→ **What is asked**
Extract and list every line that contains the word "with".

→ **Exercise material**
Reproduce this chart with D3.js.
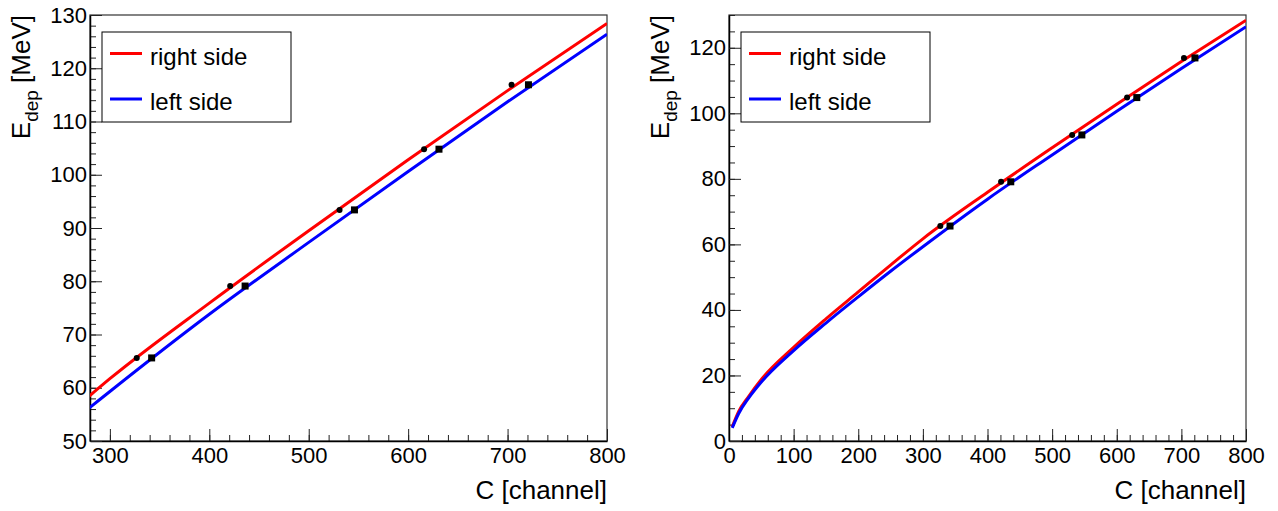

...

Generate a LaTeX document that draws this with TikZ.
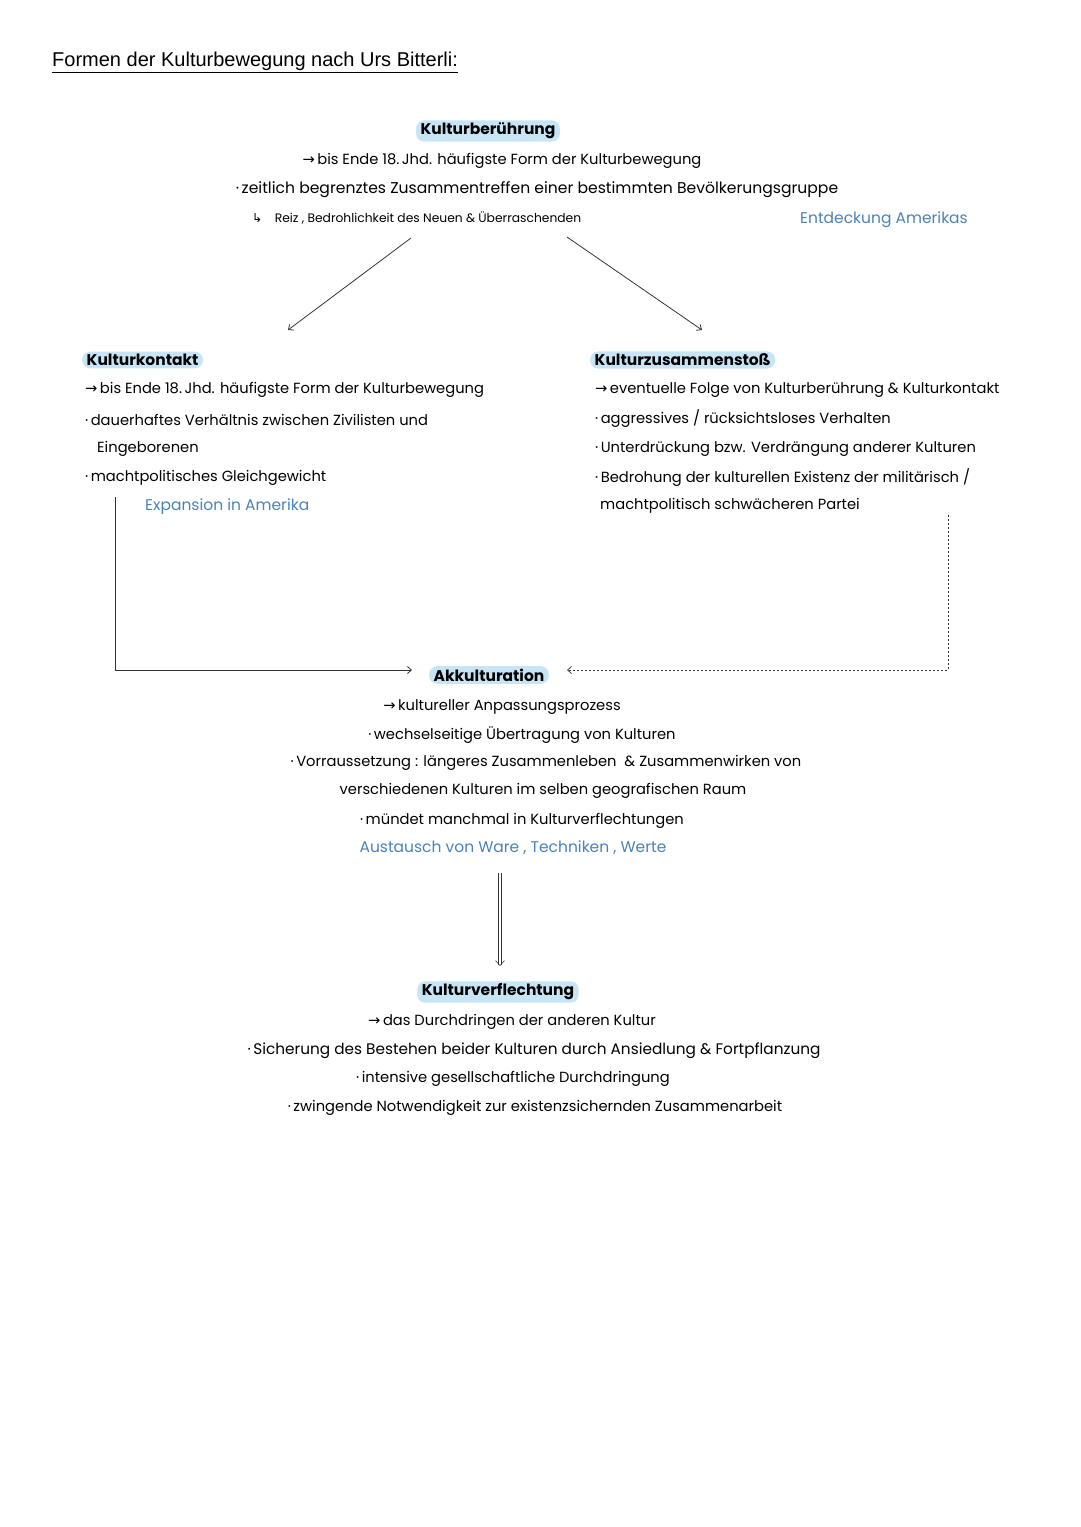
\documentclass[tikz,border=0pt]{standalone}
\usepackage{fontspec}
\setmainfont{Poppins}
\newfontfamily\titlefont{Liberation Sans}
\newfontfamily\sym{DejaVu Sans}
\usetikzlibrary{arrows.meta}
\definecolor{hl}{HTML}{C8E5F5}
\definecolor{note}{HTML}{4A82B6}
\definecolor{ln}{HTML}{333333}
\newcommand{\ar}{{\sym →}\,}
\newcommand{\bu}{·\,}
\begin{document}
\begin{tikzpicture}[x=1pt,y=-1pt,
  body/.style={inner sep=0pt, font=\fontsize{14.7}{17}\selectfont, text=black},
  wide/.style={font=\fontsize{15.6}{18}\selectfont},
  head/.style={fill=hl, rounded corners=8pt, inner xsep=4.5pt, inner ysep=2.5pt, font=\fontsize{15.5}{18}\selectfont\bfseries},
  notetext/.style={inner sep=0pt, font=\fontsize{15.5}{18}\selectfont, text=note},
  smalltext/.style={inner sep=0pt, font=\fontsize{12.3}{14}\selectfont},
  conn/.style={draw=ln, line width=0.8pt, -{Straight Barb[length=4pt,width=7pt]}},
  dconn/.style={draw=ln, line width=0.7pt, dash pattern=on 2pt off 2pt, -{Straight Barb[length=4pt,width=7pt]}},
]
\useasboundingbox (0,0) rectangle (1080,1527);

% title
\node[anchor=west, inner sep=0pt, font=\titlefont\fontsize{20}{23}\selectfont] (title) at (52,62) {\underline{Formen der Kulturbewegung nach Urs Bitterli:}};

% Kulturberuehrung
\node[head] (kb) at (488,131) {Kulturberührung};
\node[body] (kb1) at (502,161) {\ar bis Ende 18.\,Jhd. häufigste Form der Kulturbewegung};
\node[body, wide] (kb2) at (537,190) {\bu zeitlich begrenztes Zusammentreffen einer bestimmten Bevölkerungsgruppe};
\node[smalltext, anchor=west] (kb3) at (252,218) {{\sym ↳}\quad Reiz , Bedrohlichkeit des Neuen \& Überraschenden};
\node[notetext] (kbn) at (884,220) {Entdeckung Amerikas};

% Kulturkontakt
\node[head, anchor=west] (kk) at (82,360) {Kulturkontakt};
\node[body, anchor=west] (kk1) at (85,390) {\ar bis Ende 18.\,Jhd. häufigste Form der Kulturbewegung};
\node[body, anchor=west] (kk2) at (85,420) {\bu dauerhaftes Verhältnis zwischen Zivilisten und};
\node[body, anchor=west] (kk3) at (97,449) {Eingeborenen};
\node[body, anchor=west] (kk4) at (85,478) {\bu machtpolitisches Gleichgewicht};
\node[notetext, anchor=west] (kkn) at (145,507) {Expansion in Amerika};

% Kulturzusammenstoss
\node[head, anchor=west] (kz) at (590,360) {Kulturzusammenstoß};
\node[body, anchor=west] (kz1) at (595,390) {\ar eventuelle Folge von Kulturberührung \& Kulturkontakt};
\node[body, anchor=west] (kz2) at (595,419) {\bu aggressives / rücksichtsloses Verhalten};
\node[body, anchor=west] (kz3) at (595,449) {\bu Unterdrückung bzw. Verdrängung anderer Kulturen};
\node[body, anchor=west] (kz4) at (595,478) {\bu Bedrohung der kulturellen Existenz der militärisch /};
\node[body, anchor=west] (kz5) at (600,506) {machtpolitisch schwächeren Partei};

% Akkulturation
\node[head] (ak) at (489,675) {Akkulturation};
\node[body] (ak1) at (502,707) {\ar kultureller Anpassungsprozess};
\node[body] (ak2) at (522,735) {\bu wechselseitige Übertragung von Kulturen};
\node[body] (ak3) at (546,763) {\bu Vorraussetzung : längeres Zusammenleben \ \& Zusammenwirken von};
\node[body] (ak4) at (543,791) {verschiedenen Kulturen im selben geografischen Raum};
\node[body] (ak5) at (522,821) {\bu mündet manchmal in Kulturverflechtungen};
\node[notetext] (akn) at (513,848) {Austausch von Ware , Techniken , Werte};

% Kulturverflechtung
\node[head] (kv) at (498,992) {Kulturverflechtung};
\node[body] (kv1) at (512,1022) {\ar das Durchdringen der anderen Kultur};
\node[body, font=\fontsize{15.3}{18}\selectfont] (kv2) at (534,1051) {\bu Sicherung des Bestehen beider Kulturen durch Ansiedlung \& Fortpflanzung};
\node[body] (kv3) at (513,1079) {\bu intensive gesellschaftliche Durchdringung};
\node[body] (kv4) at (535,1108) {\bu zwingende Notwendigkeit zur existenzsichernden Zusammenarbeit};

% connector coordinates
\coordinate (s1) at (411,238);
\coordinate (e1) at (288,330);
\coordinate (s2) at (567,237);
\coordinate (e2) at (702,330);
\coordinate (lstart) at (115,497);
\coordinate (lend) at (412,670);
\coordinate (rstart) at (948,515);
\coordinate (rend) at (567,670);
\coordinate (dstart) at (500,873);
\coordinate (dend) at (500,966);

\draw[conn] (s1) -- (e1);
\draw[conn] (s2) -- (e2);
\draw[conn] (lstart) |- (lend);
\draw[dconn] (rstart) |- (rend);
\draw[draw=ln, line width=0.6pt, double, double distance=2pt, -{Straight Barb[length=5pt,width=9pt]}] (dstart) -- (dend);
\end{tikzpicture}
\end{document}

→ **Correct response**
Reproduce this chart with D3.js.
Generate a LaTeX document that draws this with TikZ.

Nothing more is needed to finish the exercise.